Secondo l'opinione prevalente, per la conclusione del relativo contratto (di parcheggio) non occorre un'espressa pattuizione ma è sufficiente l'affidamento ingenerato nella clientela dalle caratteristiche dell'area ad essi riservata e dai sistemi di vigilanza e controllo di cui la stessa è dotata; in altri termini, il modo in cui il servizio è offerto dal parcheggiatore (recinzioni, videocamere, presenza sul posto di soggetti apparentemente deputati alla sorveglianza) e, dunque, la predisposizione di un particolare assetto organizzativo destinato alla ricezione di veicoli integrano, ab externo, il contenuto della proposta negoziale.

In tal caso, pur in mancanza di contratto scritto, l'assunzione dell'obbligo di custodia sarà esclusa solo se l'avviso 'parcheggio incustodito' sia esposto in modo adeguatamente percepibile prima della conclusione del contratto (artt. 1326 co. 1, 1327 c.c.), in guisa da connotare e delimitare sin dall'inizio il contenuto dell'offerta al pubblico (art. 1336 c.c.), senza integrare una clausola limitativa della responsabilità da approvare specificamente per iscritto ai sensi dell'art. 1341 c.c. (Cass. S.U. n. 14319/2011; Cass. n. 1144/1981).

E', infatti, onere del parcheggiatore/albergatore rendere nota al cliente l'offerta di un servizio diverso, più circoscritto, di mera concessione di uno spazio per la sosta del veicolo, e ciò anche al fine di escludere l'operatività dell'obbligo di custodia della cosa incombente, ai sensi dell'art. 1177 c.c., su chiunque abbia l'obbligo di consegnarla (Cass. III,n. 5837/2007).

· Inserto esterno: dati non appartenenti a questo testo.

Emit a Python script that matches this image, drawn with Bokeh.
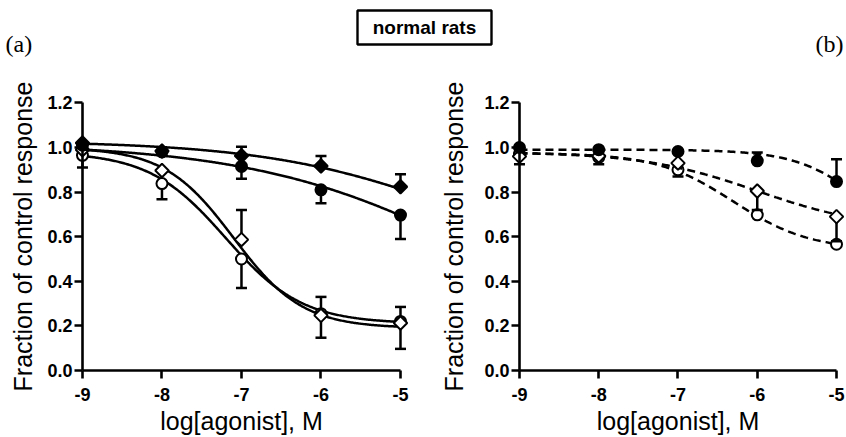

Con la denominazione 'contratto di parcheggio' ci si riferisce dunque ad accordi negoziali eterogenei quanto al contenuto delle prestazioni e degli obblighi del soggetto titolare dell'area, potendo configurarsi quale mera locazione dell'area, se l'interesse perseguito è il mero reperimento di uno spazio in cui lasciare il veicolo e l'obbligo assunto dal gestore riguarda il solo godimento dell'area, ovvero come contratto assimilabile al deposito (se è dedotto in contratto anche un obbligo di custodia diligente) o ancora quale contratto assimilabile al deposito avente ad oggetto la conservazione della cosa, se il contratto si caratterizza per l'aggiunta di altri servizi, come quello di vigilanza (ma vds. Cass. III, n. 22598/2004 secondo cui il contratto di posteggio, pur rientrando nella categoria dei contratti atipici, è sempre caratterizzato da una struttura minima essenziale, in mancanza della quale non può dirsi realizzata la detta convenzione negoziale, consistente nell'affidamento del veicolo al soggetto o a un suo ausiliare, che esercita l'attività di parcheggio o di posteggio di veicoli in un determinato luogo; per cui allorché si parla di parcheggio o di posteggio "non custodito", non si versa in effetti nell'ambito del contratto di posteggio, ma nella locazione o nel comodato del c.d. posto auto, cioè nella messa a disposizione per un tempo determinato o indeterminato di una zona del bene immobile del locatore o del comodante, perché sia goduta al solo fine della sosta del veicolo, senza alcun altro obbligo a carico del locatore o del comodante che non siano quelli propri di detti contratti).

L'individuazione dell'oggetto dell'obbligazione dedotta in contratto va quindi compiuta caso per caso.

Riguardo alla restituzione del veicolo, deve ritenersi applicabile al contratto in argomento il principio, consolidato nella giurisprudenza della Corte di legittimità, per cui soggetto attivo dell'obbligazione di restituzione insita nel contratto di deposito è il depositante, senza che il depositario possa esigere la prova della proprietà della cosa depositata.

Ad eguale conclusione si perviene anche con riferimento all'obbligazione sostitutiva, avente ad oggetto l'equivalente pecuniario della cosa depositata, che incombe al depositario nel caso di perdita a lui imputabile e che, derivando egualmente dal contratto, egli non può esimersi dall'adempiere nei confronti del depositante, eccependo che la cosa non era di proprietà di quest'ultimo (Cass. n. 8934/2006; v. anche Cass. n. 19769/2003). Quindi, nel contratto di deposito, la dimostrazione della proprietà del bene, da parte del depositante, non ha alcun rilievo sotto il profilo della legittimazione a richiederne la restituzione od, in caso di sua impossibilità, ad esigere la prestazione sostitutiva.

Detta legittimazione compete soltanto al depositante e non anche al proprietario che rimane estraneo al rapporto contrattuale di deposito.